Here are my segments:

PAGE 70, IN THE SECTION “DOMINATING ALL SEAS”

… “We’re thinking the Mogadishu scenario,” Syring says. “The DD(X) is designed to put a ring of fire around that Black Hawk.”

Talk like than might ordinarily encourage Thomas P.M. Barnett, a Pentagon consultant who has become an influential Long War evangelist. But the idea of the DD(X) as a guerrilla fighter makes him fume. Ships a third smaller and 500 times cheaper can drop off SEALs. And those big guns? With a maximum artillery range of 100 miles, the DD(X) couldn’t target an insurgent stronghold in Baghdad. “There are other ways to do this,” Barnett says. “Why not just launch an airplane?”

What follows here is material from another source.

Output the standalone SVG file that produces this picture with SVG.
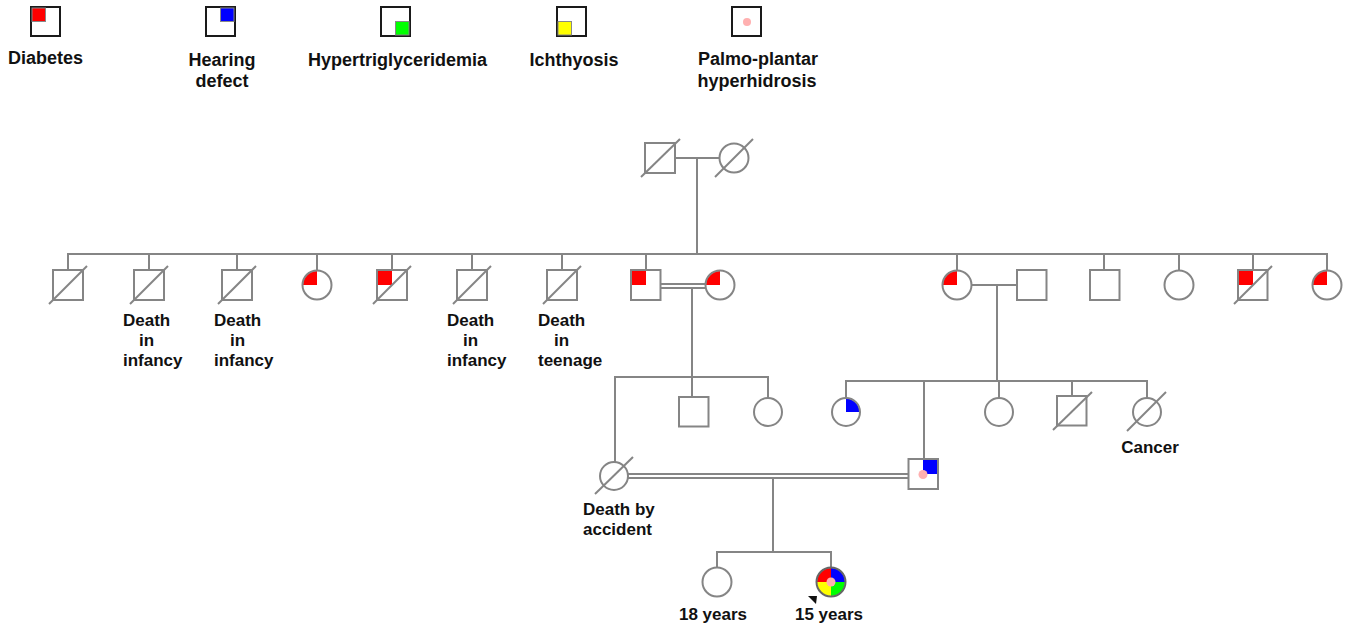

Barnett sees the destroyer as a Cold War throwback. Today’s enemies defend themselves with speed, not armor. There are no Warsaw Pact-style headquarters to flatten. “So what’s the point,” Barnett asks, “of packing everything into big, concentrated assets--assets that provide a single point of failure--in a world where warfare seems to be going in the exact opposite direction?”

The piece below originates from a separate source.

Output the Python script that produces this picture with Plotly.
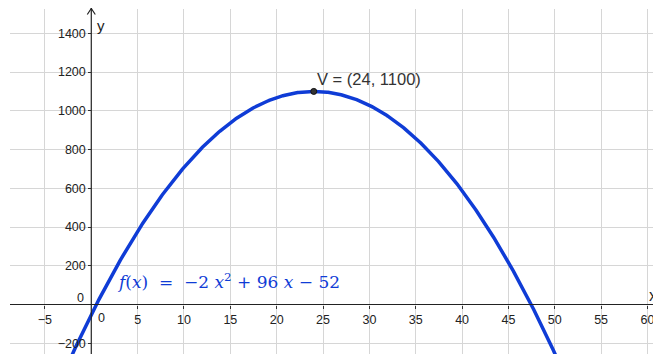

That bit is naturally followed by a Navy guy saying that if we optimize for the GWOT, we’ll be blindsided by a “near-peer competitor”--namely China.

PAGE 102, IN THE SECTION “WINNING THE LAST WAR”

Immediately after 9/11, there seemed to be few, if any, consequences for delaying decisions on what kind of military to build. Congress wasn’t about to skimp on defense. But money is getting tight. And tomorrow’s massive weapons programs may be undermining today’s war on terror.

Stopping insurgencies and chasing extremists take manpower; the QDR [Quadrennial Defense Review] acknowledges that, adding 14,000 Special Forces over the next five years. But, at the same time, it reduces the planned size of the Army by 30,000 troops, in part to preserve FCS [Future Combat System; a massive Army modernization program]. The Air Force will let go 40,000 so it can hold on to its new jets. The DD(X), which uses half the sailors of today’s destroyers, is part of a long-term Navy plan to cut its workforce by 12,000.

All of which strikes Barnett, the Pentagon consultant, as odd, when the president and the defense secretary keep talking about reorienting the military to handle the global war on terror. “We’re making this long-range hedge versus the possibility of--what, exactly?” Barnett asks. “Losing Taiwan? Well, justify that against losing 1000 men per year.”

But the American people expect a “full-spectrum” military, Army acquisition chief Lt. Gen. Joseph Yakovac tells me--one that quickly, decisively wins wars of every kind, everywhere. “Our soldier, he’s got to dominate that urban battle space and this Cold War-style, tank-on-tank fight,” he says. Until a political decision is made that one threat is the absolute top priority, Yakovac will have to keep buying systems for every scenario. Thousands of lives and tens of billions of dollars could go to waste. “We’ve got to reorient to this new world we’re in,” Barnett says. “And we’re doing it--operationally and doctrinally. But when it comes to acquisition--buying big weapons systems--too many people are trying to revive yesterday’s war.”

And the story ends on that quote, which obviously informed the final section.

Reading the piece now, I understand Noah’s original pitch to me that it was logically a continuation of my November Esquire piece, “The Chinese Are Our Friends.” Without realizing it, Noah’s piece also fits quite nicely with my March piece, “The Monks of War.”

So, for me, worth the effort of the interview. Very cool to appear in Popular Mechanics for the first time in my career, and especially cool to get some quotes in such a great piece.